- [JOB] Write out the data again exactly, skipping every picture.

====== MATERIAL ======

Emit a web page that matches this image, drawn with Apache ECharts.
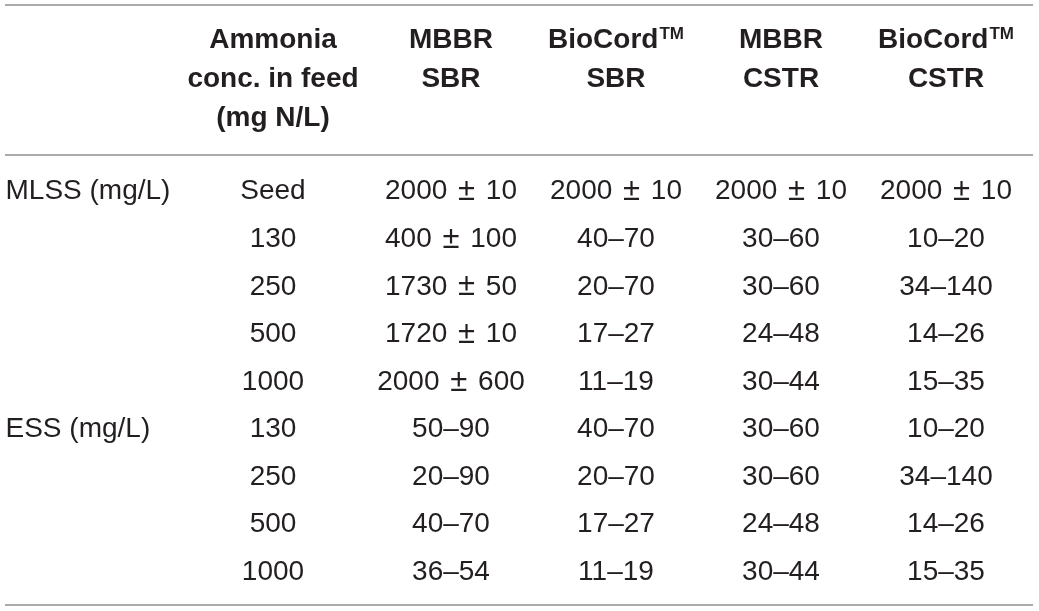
<!DOCTYPE html>
<html>
<head>
<meta charset="utf-8">
</head>
<body style="margin:0;width:1039px;height:611px;background:#fff">
<div id="container" style="width:1039px;height:611px"></div>
<script src="https://cdn.jsdelivr.net/npm/echarts@6/dist/echarts.min.js"></script>
<script>
// column headers (sup = superscript TM)
var headers = [
  [''],
  ['Ammonia', 'conc. in feed', '(mg N/L)'],
  ['MBBR', 'SBR'],
  ['BioCord{sup|TM}', 'SBR'],
  ['MBBR', 'CSTR'],
  ['BioCord{sup|TM}', 'CSTR']
];
var measures = ['MLSS (mg/L)', '', '', '', '', 'ESS (mg/L)', '', '', ''];
var feedConc = ['Seed', '130', '250', '500', '1000', '130', '250', '500', '1000'];
var mbbrSbr = ['2000 \u00b1 10', '400 \u00b1 100', '1730 \u00b1 50', '1720 \u00b1 10', '2000 \u00b1 600', '50\u201390', '20\u201390', '40\u201370', '36\u201354'];
var biocordSbr = ['2000 \u00b1 10', '40\u201370', '20\u201370', '17\u201327', '11\u201319', '40\u201370', '20\u201370', '17\u201327', '11\u201319'];
var mbbrCstr = ['2000 \u00b1 10', '30\u201360', '30\u201360', '24\u201348', '30\u201344', '30\u201360', '30\u201360', '24\u201348', '30\u201344'];
var biocordCstr = ['2000 \u00b1 10', '10\u201320', '34\u2013140', '14\u201326', '15\u201335', '10\u201320', '34\u2013140', '14\u201326', '15\u201335'];

var columnData = [measures, feedConc, mbbrSbr, biocordSbr, mbbrCstr, biocordCstr];
var colIds = ['c0', 'c1', 'c2', 'c3', 'c4', 'c5'];
var rowIds = measures.map(function (m, i) { return 'r' + i; });

var textColor = '#231f20';
var ruleColor = '#8e8e8e';

var bodyCells = [];
columnData.forEach(function (col, j) {
  col.forEach(function (txt, i) {
    bodyCells.push([colIds[j], rowIds[i], txt]);
  });
});
var headCells = headers.map(function (h, j) { return [colIds[j], 'head', h.join('\n')]; });

// first column is left aligned, second one sits a bit left of its band centre
function cellX(col, p, bw) {
  if (col === 0) return { x: p[0] - bw / 2 - 33, align: 'left' };
  if (col === 1) return { x: p[0] - 13, align: 'center' };
  return { x: p[0], align: 'center' };
}

var dom = document.getElementById('container');
var myChart = echarts.init(dom);

var option = {
  backgroundColor: '#fff',
  animation: false,
  grid: [
    { left: 38.5, width: 990, top: 167, height: 428 },
    { left: 38.5, width: 990, top: 21, height: 120 }
  ],
  xAxis: [
    { type: 'category', gridIndex: 0, data: colIds, show: false },
    { type: 'category', gridIndex: 1, data: colIds, show: false }
  ],
  yAxis: [
    { type: 'category', gridIndex: 0, data: rowIds, inverse: true, show: false },
    { type: 'category', gridIndex: 1, data: ['head'], show: false }
  ],
  graphic: [
    { type: 'line', shape: { x1: 5, y1: 5, x2: 1033, y2: 5 }, style: { stroke: ruleColor, lineWidth: 1.5 } },
    { type: 'line', shape: { x1: 5, y1: 155, x2: 1033, y2: 155 }, style: { stroke: ruleColor, lineWidth: 1.5 } },
    { type: 'line', shape: { x1: 5, y1: 605, x2: 1033, y2: 605 }, style: { stroke: ruleColor, lineWidth: 1.5 } }
  ],
  series: [
    {
      type: 'custom',
      xAxisIndex: 0,
      yAxisIndex: 0,
      data: bodyCells,
      renderItem: function (params, api) {
        var cell = bodyCells[params.dataIndex];
        var col = colIds.indexOf(cell[0]);
        var p = api.coord([cell[0], cell[1]]);
        var bw = api.size([1, 0])[0];
        var pos = cellX(col, p, bw);
        return {
          type: 'text',
          style: {
            x: pos.x,
            y: p[1] + 1,
            // the plus-minus sign is set a bit larger and wider, as in the original
            text: cell[2].replace(' \u00b1 ', ' {pm|\u00b1} '),
            align: pos.align,
            verticalAlign: 'middle',
            fontFamily: 'Liberation Sans',
            fontSize: 28,
            fill: textColor,
            rich: {
              pm: {
                fontFamily: 'Liberation Sans',
                fontSize: 31,
                padding: [0, 3],
                fill: textColor
              }
            }
          }
        };
      }
    },
    {
      type: 'custom',
      xAxisIndex: 1,
      yAxisIndex: 1,
      data: headCells,
      renderItem: function (params, api) {
        var cell = headCells[params.dataIndex];
        var col = colIds.indexOf(cell[0]);
        var p = api.coord([cell[0], cell[1]]);
        var size = api.size([1, 1]);
        var pos = cellX(col, p, size[0]);
        return {
          type: 'text',
          style: {
            x: pos.x,
            y: p[1] - size[1] / 2,
            text: cell[2],
            align: pos.align,
            verticalAlign: 'top',
            fontFamily: 'Liberation Sans',
            fontWeight: 'bold',
            fontSize: 28,
            lineHeight: 39,
            fill: textColor,
            rich: {
              sup: {
                fontFamily: 'Liberation Sans',
                fontWeight: 'bold',
                fontSize: 17,
                lineHeight: 39,
                verticalAlign: 'top',
                padding: [5, 0, 0, 1],
                fill: textColor
              }
            }
          }
        };
      }
    }
  ]
};
myChart.setOption(option, true);
</script>
</body>
</html>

======

- [REPLY TO THE TASK]
Emit a web page that matches this image, drawn with Apache ECharts.
<!DOCTYPE html>
<html>
<head>
<meta charset="utf-8">
</head>
<body style="margin:0;width:1039px;height:611px;background:#fff">
<div id="container" style="width:1039px;height:611px"></div>
<script src="https://cdn.jsdelivr.net/npm/echarts@6/dist/echarts.min.js"></script>
<script>
// column headers (sup = superscript TM)
var headers = [
  [''],
  ['Ammonia', 'conc. in feed', '(mg N/L)'],
  ['MBBR', 'SBR'],
  ['BioCord{sup|TM}', 'SBR'],
  ['MBBR', 'CSTR'],
  ['BioCord{sup|TM}', 'CSTR']
];
var measures = ['MLSS (mg/L)', '', '', '', '', 'ESS (mg/L)', '', '', ''];
var feedConc = ['Seed', '130', '250', '500', '1000', '130', '250', '500', '1000'];
var mbbrSbr = ['2000 \u00b1 10', '400 \u00b1 100', '1730 \u00b1 50', '1720 \u00b1 10', '2000 \u00b1 600', '50\u201390', '20\u201390', '40\u201370', '36\u201354'];
var biocordSbr = ['2000 \u00b1 10', '40\u201370', '20\u201370', '17\u201327', '11\u201319', '40\u201370', '20\u201370', '17\u201327', '11\u201319'];
var mbbrCstr = ['2000 \u00b1 10', '30\u201360', '30\u201360', '24\u201348', '30\u201344', '30\u201360', '30\u201360', '24\u201348', '30\u201344'];
var biocordCstr = ['2000 \u00b1 10', '10\u201320', '34\u2013140', '14\u201326', '15\u201335', '10\u201320', '34\u2013140', '14\u201326', '15\u201335'];

var columnData = [measures, feedConc, mbbrSbr, biocordSbr, mbbrCstr, biocordCstr];
var colIds = ['c0', 'c1', 'c2', 'c3', 'c4', 'c5'];
var rowIds = measures.map(function (m, i) { return 'r' + i; });

var textColor = '#231f20';
var ruleColor = '#8e8e8e';

var bodyCells = [];
columnData.forEach(function (col, j) {
  col.forEach(function (txt, i) {
    bodyCells.push([colIds[j], rowIds[i], txt]);
  });
});
var headCells = headers.map(function (h, j) { return [colIds[j], 'head', h.join('\n')]; });

// first column is left aligned, second one sits a bit left of its band centre
function cellX(col, p, bw) {
  if (col === 0) return { x: p[0] - bw / 2 - 33, align: 'left' };
  if (col === 1) return { x: p[0] - 13, align: 'center' };
  return { x: p[0], align: 'center' };
}

var dom = document.getElementById('container');
var myChart = echarts.init(dom);

var option = {
  backgroundColor: '#fff',
  animation: false,
  grid: [
    { left: 38.5, width: 990, top: 167, height: 428 },
    { left: 38.5, width: 990, top: 21, height: 120 }
  ],
  xAxis: [
    { type: 'category', gridIndex: 0, data: colIds, show: false },
    { type: 'category', gridIndex: 1, data: colIds, show: false }
  ],
  yAxis: [
    { type: 'category', gridIndex: 0, data: rowIds, inverse: true, show: false },
    { type: 'category', gridIndex: 1, data: ['head'], show: false }
  ],
  graphic: [
    { type: 'line', shape: { x1: 5, y1: 5, x2: 1033, y2: 5 }, style: { stroke: ruleColor, lineWidth: 1.5 } },
    { type: 'line', shape: { x1: 5, y1: 155, x2: 1033, y2: 155 }, style: { stroke: ruleColor, lineWidth: 1.5 } },
    { type: 'line', shape: { x1: 5, y1: 605, x2: 1033, y2: 605 }, style: { stroke: ruleColor, lineWidth: 1.5 } }
  ],
  series: [
    {
      type: 'custom',
      xAxisIndex: 0,
      yAxisIndex: 0,
      data: bodyCells,
      renderItem: function (params, api) {
        var cell = bodyCells[params.dataIndex];
        var col = colIds.indexOf(cell[0]);
        var p = api.coord([cell[0], cell[1]]);
        var bw = api.size([1, 0])[0];
        var pos = cellX(col, p, bw);
        return {
          type: 'text',
          style: {
            x: pos.x,
            y: p[1] + 1,
            // the plus-minus sign is set a bit larger and wider, as in the original
            text: cell[2].replace(' \u00b1 ', ' {pm|\u00b1} '),
            align: pos.align,
            verticalAlign: 'middle',
            fontFamily: 'Liberation Sans',
            fontSize: 28,
            fill: textColor,
            rich: {
              pm: {
                fontFamily: 'Liberation Sans',
                fontSize: 31,
                padding: [0, 3],
                fill: textColor
              }
            }
          }
        };
      }
    },
    {
      type: 'custom',
      xAxisIndex: 1,
      yAxisIndex: 1,
      data: headCells,
      renderItem: function (params, api) {
        var cell = headCells[params.dataIndex];
        var col = colIds.indexOf(cell[0]);
        var p = api.coord([cell[0], cell[1]]);
        var size = api.size([1, 1]);
        var pos = cellX(col, p, size[0]);
        return {
          type: 'text',
          style: {
            x: pos.x,
            y: p[1] - size[1] / 2,
            text: cell[2],
            align: pos.align,
            verticalAlign: 'top',
            fontFamily: 'Liberation Sans',
            fontWeight: 'bold',
            fontSize: 28,
            lineHeight: 39,
            fill: textColor,
            rich: {
              sup: {
                fontFamily: 'Liberation Sans',
                fontWeight: 'bold',
                fontSize: 17,
                lineHeight: 39,
                verticalAlign: 'top',
                padding: [5, 0, 0, 1],
                fill: textColor
              }
            }
          }
        };
      }
    }
  ]
};
myChart.setOption(option, true);
</script>
</body>
</html>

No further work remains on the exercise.